==== DATASET EXCERPT ====
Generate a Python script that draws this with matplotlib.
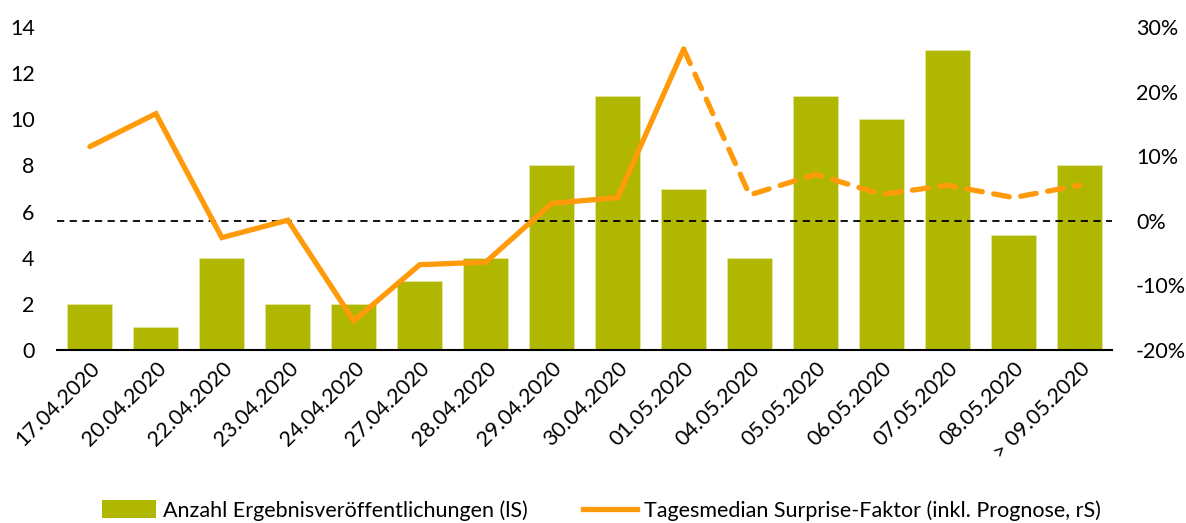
import matplotlib
matplotlib.use('Agg')
import matplotlib.pyplot as plt
from matplotlib.lines import Line2D
from matplotlib.patches import Patch

plt.rcParams['font.family'] = ['Lato', 'DejaVu Sans']

dates = ['17.04.2020', '20.04.2020', '22.04.2020', '23.04.2020', '24.04.2020',
         '27.04.2020', '28.04.2020', '29.04.2020', '30.04.2020', '01.05.2020',
         '04.05.2020', '05.05.2020', '06.05.2020', '07.05.2020', '08.05.2020',
         '> 09.05.2020']
anzahl = [2, 1, 4, 2, 2, 3, 4, 8, 11, 7, 4, 11, 10, 13, 5, 8]
# surprise factor in %, first 10 actual, rest incl. forecast (dashed)
surprise = [11.5, 16.6, -2.6, 0.1, -15.5, -6.8, -6.4, 2.7, 3.6, 26.6,
            4.0, 7.2, 4.1, 5.5, 3.6, 5.5]
n_actual = 10

bar_color = '#AFB700'
line_color = '#FF9A0A'
fs = 15.5

fig = plt.figure(figsize=(11.86, 5.23), dpi=100)
ax = fig.add_axes([0.048, 0.331, 0.890, 0.617])
x = list(range(len(dates)))
ax.bar(x, anzahl, width=0.68, color=bar_color, edgecolor='#E4E8A0', linewidth=0.6, zorder=2)
ax.set_xlim(-0.5, len(dates) - 0.5)
ax.set_ylim(0, 14)
ax.set_yticks(range(0, 15, 2))
ax.set_xticks(x)
ax.set_xticklabels(dates, rotation=45, ha='right', rotation_mode='anchor', fontsize=fs)
ax.tick_params(axis='y', length=0, labelsize=fs, pad=16)
ax.tick_params(axis='x', length=0, pad=6)
for s in ['left', 'right', 'top']:
    ax.spines[s].set_visible(False)
ax.spines['bottom'].set_color('black')
ax.spines['bottom'].set_linewidth(1.5)
ax.spines['bottom'].set_zorder(5)

ax2 = ax.twinx()
ax2.set_ylim(-20, 30)
ax2.set_yticks(range(-20, 31, 10))
ax2.set_yticklabels([f'{v}%' for v in range(-20, 31, 10)])
ax2.tick_params(axis='y', length=0, labelsize=fs, pad=17)
for s in ['left', 'right', 'top', 'bottom']:
    ax2.spines[s].set_visible(False)
ax2.axhline(0, color='black', linestyle=(0, (4, 3)), linewidth=1.3, zorder=3)
ax2.plot(x[:n_actual], surprise[:n_actual], color=line_color, linewidth=3.8,
         solid_capstyle='round', solid_joinstyle='miter', zorder=4)
ax2.plot(x[n_actual - 1:], surprise[n_actual - 1:], color=line_color, linewidth=3.8,
         linestyle=(0, (3, 2.2)), dash_capstyle='round', zorder=4)

handles = [Patch(facecolor=bar_color, edgecolor='none'),
           Line2D([0], [0], color=line_color, linewidth=3.8)]
labels = ['Anzahl Ergebnisveröffentlichungen (lS)',
          'Tagesmedian Surprise-Faktor (inkl. Prognose, rS)']
fig.legend(handles, labels, loc='center', bbox_to_anchor=(0.507, 0.024), ncol=2,
           frameon=False, fontsize=fs, handlelength=2.5, handletextpad=0.3,
           columnspacing=2.6, handleheight=0.9)

fig.savefig('out.png', dpi=100)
====
- [TASK PROMPT] Up to and including the line containing "plt.rcParams['font.family'] = ['Lato', 'DejaVu", repeat every line from the start of the data, but none of the pictures.

- [SOLVED PROBLEM]
Generate a Python script that draws this with matplotlib.
import matplotlib
matplotlib.use('Agg')
import matplotlib.pyplot as plt
from matplotlib.lines import Line2D
from matplotlib.patches import Patch

plt.rcParams['font.family'] = ['Lato', 'DejaVu Sans']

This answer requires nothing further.